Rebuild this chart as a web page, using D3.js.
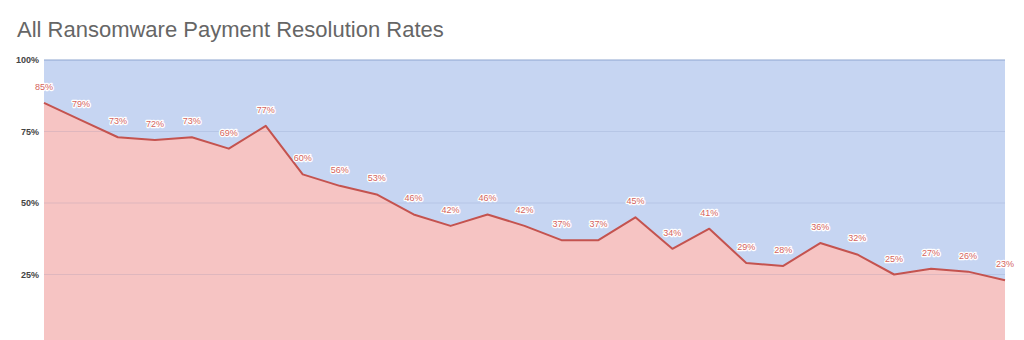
<!DOCTYPE html>
<html><head><meta charset="utf-8">
<script src="https://cdn.jsdelivr.net/npm/d3@7"></script>
<style>
html,body{margin:0;padding:0;background:#fff;overflow:hidden;}
svg{display:block;}
</style></head>
<body>
<svg id="c" width="1024" height="340"></svg>
<script>
const title = "All Ransomware Payment Resolution Rates";
const periods = d3.range(1, 28);
const rates = [85, 79, 73, 72, 73, 69, 77, 60, 56, 53, 46, 42, 46, 42, 37, 37, 45, 34, 41, 29, 28, 36, 32, 25, 27, 26, 23];
const yTicks = [25, 50, 75, 100];

(function () {
const svg = d3.select("#c");
const mLeft = 44, mRight = 1005, mTop = 60, mBottom = 346;

const x = d3.scalePoint().domain(periods).range([mLeft, mRight]);
const y = d3.scaleLinear().domain([0, 100]).range([mBottom, mTop]);
const data = periods.map((p, i) => ({p, v: rates[i]}));

svg.append("text").attr("x", 17).attr("y", 37)
  .attr("font-family", "Liberation Sans, Arial, sans-serif")
  .attr("font-size", 22).attr("fill", "#666").text(title);

svg.append("path").datum(data)
  .attr("d", d3.area().x(d => x(d.p)).y0(y(0)).y1(y(100)))
  .attr("fill", "#c6d5f2");

svg.append("path").datum(data)
  .attr("d", d3.area().x(d => x(d.p)).y0(y(0)).y1(d => y(d.v)))
  .attr("fill", "#f6c4c3");

svg.append("g").selectAll("line").data(yTicks).join("line")
  .attr("x1", mLeft).attr("x2", mRight)
  .attr("y1", d => y(d)).attr("y2", d => y(d))
  .attr("stroke", d => d === 100 ? "#8ea6cf" : "#6070a0")
  .attr("stroke-opacity", d => d === 100 ? 1 : 0.15)
  .attr("stroke-width", 1.2);

svg.append("g").selectAll("text").data(yTicks).join("text")
  .attr("x", 39).attr("y", d => y(d) + 3)
  .attr("text-anchor", "end")
  .attr("font-family", "Liberation Sans, Arial, sans-serif")
  .attr("font-size", 9).attr("font-weight", "bold")
  .attr("fill", "#444")
  .text(d => d + "%");

svg.append("path").datum(data)
  .attr("d", d3.line().x(d => x(d.p)).y(d => y(d.v)))
  .attr("fill", "none").attr("stroke", "#c4534f").attr("stroke-width", 2)
  .attr("stroke-linejoin", "round");

svg.append("g").selectAll("text").data(data).join("text")
  .attr("x", d => x(d.p)).attr("y", d => y(d.v) - 13)
  .attr("text-anchor", "middle")
  .attr("font-family", "Liberation Sans, Arial, sans-serif")
  .attr("font-size", 9)
  .attr("fill", "#d4645d")
  .attr("stroke", "#fff").attr("stroke-width", 2.5).attr("paint-order", "stroke")
  .attr("stroke-linejoin", "round")
  .text(d => d.v + "%");
})();
</script>
</body></html>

» What this task involves: Omit the pictures, then repeat exactly each line from the beginning of the listing through the line with "const data = periods.map((p, i)".

» Correct result:
Rebuild this chart as a web page, using D3.js.
<!DOCTYPE html>
<html><head><meta charset="utf-8">
<script src="https://cdn.jsdelivr.net/npm/d3@7"></script>
<style>
html,body{margin:0;padding:0;background:#fff;overflow:hidden;}
svg{display:block;}
</style></head>
<body>
<svg id="c" width="1024" height="340"></svg>
<script>
const title = "All Ransomware Payment Resolution Rates";
const periods = d3.range(1, 28);
const rates = [85, 79, 73, 72, 73, 69, 77, 60, 56, 53, 46, 42, 46, 42, 37, 37, 45, 34, 41, 29, 28, 36, 32, 25, 27, 26, 23];
const yTicks = [25, 50, 75, 100];

(function () {
const svg = d3.select("#c");
const mLeft = 44, mRight = 1005, mTop = 60, mBottom = 346;

const x = d3.scalePoint().domain(periods).range([mLeft, mRight]);
const y = d3.scaleLinear().domain([0, 100]).range([mBottom, mTop]);
const data = periods.map((p, i) => ({p, v: rates[i]}));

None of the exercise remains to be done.